Items from a dataset
********

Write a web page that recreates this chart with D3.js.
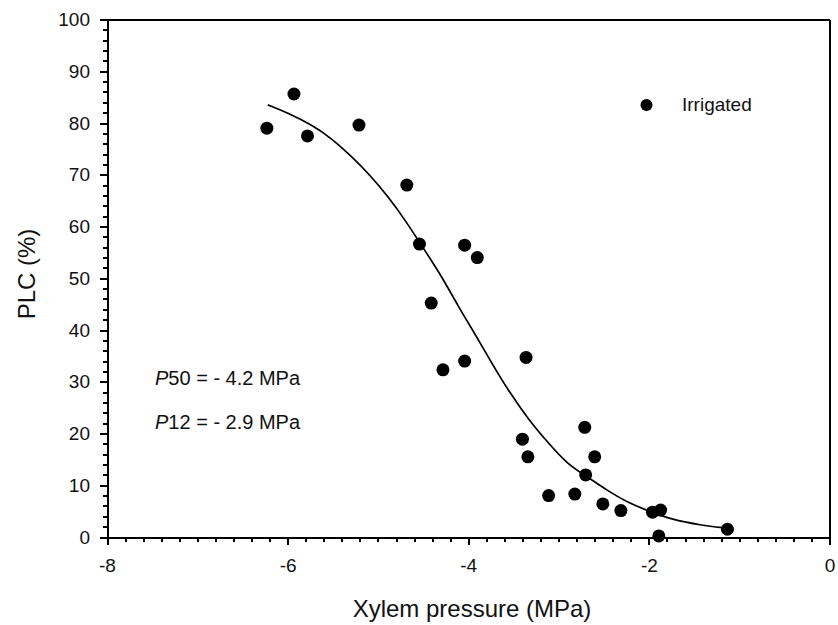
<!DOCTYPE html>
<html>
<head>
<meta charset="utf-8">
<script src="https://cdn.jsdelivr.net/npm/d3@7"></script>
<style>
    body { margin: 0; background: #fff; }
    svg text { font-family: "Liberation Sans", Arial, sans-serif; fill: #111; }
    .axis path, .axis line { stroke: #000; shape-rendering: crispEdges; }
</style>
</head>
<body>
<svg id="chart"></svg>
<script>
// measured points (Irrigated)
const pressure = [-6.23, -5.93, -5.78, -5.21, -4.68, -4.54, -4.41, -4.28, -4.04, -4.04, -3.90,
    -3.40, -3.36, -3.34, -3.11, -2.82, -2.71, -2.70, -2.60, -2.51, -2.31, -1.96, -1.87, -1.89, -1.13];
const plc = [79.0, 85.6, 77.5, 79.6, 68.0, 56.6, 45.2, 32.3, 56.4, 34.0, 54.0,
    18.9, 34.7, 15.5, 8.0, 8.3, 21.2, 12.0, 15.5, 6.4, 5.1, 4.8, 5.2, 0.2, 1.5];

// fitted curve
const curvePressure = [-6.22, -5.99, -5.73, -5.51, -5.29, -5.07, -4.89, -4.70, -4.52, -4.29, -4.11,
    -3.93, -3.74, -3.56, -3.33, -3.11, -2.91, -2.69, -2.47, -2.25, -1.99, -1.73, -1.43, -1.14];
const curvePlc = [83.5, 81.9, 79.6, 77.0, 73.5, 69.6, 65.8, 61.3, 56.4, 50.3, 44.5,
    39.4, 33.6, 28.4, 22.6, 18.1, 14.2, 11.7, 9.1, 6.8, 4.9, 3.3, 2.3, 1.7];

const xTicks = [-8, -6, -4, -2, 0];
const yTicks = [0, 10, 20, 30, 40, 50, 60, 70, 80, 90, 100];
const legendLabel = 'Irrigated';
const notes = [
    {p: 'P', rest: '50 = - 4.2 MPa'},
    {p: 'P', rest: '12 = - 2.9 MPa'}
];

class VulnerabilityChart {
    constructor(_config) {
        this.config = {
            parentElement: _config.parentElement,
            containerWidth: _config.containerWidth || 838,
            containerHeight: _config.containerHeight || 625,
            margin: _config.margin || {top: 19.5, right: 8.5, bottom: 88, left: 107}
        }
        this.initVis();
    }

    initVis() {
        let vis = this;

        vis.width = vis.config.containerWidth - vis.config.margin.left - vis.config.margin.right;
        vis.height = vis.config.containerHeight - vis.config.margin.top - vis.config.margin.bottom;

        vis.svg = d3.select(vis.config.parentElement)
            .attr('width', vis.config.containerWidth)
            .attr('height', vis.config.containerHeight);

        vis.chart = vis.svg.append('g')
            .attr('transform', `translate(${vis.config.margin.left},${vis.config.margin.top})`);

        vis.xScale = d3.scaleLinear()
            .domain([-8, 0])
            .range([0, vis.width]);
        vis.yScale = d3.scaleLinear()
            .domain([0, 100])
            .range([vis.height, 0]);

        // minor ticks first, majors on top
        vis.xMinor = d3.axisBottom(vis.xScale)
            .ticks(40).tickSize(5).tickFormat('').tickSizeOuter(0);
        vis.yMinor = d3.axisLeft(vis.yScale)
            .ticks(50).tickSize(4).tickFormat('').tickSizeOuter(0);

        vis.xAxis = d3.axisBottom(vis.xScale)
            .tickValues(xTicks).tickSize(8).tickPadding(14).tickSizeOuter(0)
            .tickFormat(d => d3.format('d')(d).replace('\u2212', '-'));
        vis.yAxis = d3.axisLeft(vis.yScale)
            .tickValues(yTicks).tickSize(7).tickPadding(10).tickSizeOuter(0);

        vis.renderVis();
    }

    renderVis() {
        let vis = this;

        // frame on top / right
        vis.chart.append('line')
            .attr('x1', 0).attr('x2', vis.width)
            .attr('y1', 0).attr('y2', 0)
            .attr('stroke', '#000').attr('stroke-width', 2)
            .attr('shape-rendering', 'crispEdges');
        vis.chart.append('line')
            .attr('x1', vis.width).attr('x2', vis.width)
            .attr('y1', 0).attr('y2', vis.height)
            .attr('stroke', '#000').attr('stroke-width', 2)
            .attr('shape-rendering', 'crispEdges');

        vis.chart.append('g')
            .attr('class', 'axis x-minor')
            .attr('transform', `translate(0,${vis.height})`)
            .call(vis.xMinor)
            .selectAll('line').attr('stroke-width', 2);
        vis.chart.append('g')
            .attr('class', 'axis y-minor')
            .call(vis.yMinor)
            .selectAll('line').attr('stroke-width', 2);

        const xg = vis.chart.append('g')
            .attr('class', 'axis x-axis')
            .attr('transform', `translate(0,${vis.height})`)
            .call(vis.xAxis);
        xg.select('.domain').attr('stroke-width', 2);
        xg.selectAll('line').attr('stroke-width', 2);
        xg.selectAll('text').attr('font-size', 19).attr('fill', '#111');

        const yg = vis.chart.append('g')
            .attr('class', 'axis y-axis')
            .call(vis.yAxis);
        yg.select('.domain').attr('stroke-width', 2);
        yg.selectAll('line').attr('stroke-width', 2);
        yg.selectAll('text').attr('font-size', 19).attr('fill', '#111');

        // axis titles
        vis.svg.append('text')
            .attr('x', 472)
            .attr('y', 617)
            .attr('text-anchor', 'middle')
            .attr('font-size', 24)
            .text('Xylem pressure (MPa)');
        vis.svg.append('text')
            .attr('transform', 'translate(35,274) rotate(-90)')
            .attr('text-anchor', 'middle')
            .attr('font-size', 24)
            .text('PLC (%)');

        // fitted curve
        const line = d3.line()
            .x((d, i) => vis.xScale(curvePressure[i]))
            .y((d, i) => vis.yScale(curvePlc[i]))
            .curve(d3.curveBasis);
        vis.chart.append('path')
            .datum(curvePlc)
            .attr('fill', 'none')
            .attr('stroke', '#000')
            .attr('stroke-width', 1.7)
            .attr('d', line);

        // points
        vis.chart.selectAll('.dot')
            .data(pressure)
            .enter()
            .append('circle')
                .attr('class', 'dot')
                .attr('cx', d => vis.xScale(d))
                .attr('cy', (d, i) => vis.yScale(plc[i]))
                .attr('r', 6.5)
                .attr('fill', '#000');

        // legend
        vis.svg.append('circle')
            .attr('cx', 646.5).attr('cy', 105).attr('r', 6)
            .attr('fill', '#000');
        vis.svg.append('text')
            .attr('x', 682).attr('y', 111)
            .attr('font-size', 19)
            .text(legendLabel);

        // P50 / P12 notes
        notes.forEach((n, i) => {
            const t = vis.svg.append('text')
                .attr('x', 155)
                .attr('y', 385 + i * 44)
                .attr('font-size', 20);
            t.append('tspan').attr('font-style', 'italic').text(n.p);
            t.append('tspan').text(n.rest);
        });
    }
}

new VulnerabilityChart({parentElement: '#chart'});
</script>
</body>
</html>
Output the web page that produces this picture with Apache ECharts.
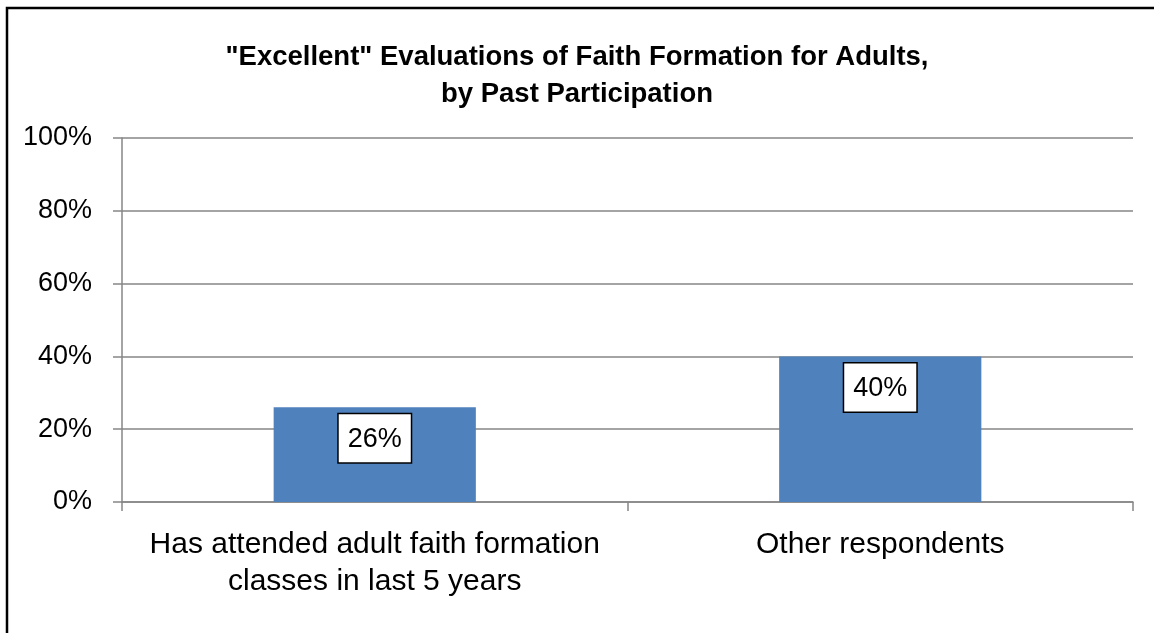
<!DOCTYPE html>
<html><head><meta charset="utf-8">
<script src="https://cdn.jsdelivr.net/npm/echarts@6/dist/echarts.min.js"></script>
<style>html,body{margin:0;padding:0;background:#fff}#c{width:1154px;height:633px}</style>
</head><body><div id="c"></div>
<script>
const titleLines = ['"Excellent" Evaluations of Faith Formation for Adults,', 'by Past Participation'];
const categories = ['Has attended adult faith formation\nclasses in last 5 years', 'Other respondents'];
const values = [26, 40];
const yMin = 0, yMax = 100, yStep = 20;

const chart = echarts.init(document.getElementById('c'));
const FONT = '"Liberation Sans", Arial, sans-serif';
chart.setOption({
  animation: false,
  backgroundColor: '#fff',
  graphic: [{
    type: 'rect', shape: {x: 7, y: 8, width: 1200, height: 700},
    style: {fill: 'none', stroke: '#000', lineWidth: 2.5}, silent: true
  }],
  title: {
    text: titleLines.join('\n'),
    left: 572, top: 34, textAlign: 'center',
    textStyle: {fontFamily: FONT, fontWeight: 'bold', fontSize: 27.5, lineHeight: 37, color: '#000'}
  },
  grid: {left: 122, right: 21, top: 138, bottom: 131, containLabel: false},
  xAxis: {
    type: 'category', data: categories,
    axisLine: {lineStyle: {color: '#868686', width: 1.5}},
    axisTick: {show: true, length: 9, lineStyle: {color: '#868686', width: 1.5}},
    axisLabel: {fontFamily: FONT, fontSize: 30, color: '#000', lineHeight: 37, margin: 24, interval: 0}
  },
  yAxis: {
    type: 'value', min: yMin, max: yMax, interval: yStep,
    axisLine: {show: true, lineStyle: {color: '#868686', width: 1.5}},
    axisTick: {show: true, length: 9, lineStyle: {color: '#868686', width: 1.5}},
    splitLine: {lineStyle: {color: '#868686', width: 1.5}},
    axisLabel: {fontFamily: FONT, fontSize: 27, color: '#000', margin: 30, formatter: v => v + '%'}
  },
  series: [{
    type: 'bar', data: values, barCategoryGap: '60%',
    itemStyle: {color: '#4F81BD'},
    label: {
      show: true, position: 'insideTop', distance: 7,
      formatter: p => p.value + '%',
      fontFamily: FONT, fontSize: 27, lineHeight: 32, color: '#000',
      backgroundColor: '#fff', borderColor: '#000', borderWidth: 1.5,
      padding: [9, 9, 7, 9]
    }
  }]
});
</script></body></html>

********

Exercise brief
From the listing above, repeat only the lines between the line containing "Output the web" and the line containing "const yMin = 0, yMax = 100, yStep = 20;", those two included. Pictures are not part of the copy.

Result for this exercise
Output the web page that produces this picture with Apache ECharts.
<!DOCTYPE html>
<html><head><meta charset="utf-8">
<script src="https://cdn.jsdelivr.net/npm/echarts@6/dist/echarts.min.js"></script>
<style>html,body{margin:0;padding:0;background:#fff}#c{width:1154px;height:633px}</style>
</head><body><div id="c"></div>
<script>
const titleLines = ['"Excellent" Evaluations of Faith Formation for Adults,', 'by Past Participation'];
const categories = ['Has attended adult faith formation\nclasses in last 5 years', 'Other respondents'];
const values = [26, 40];
const yMin = 0, yMax = 100, yStep = 20;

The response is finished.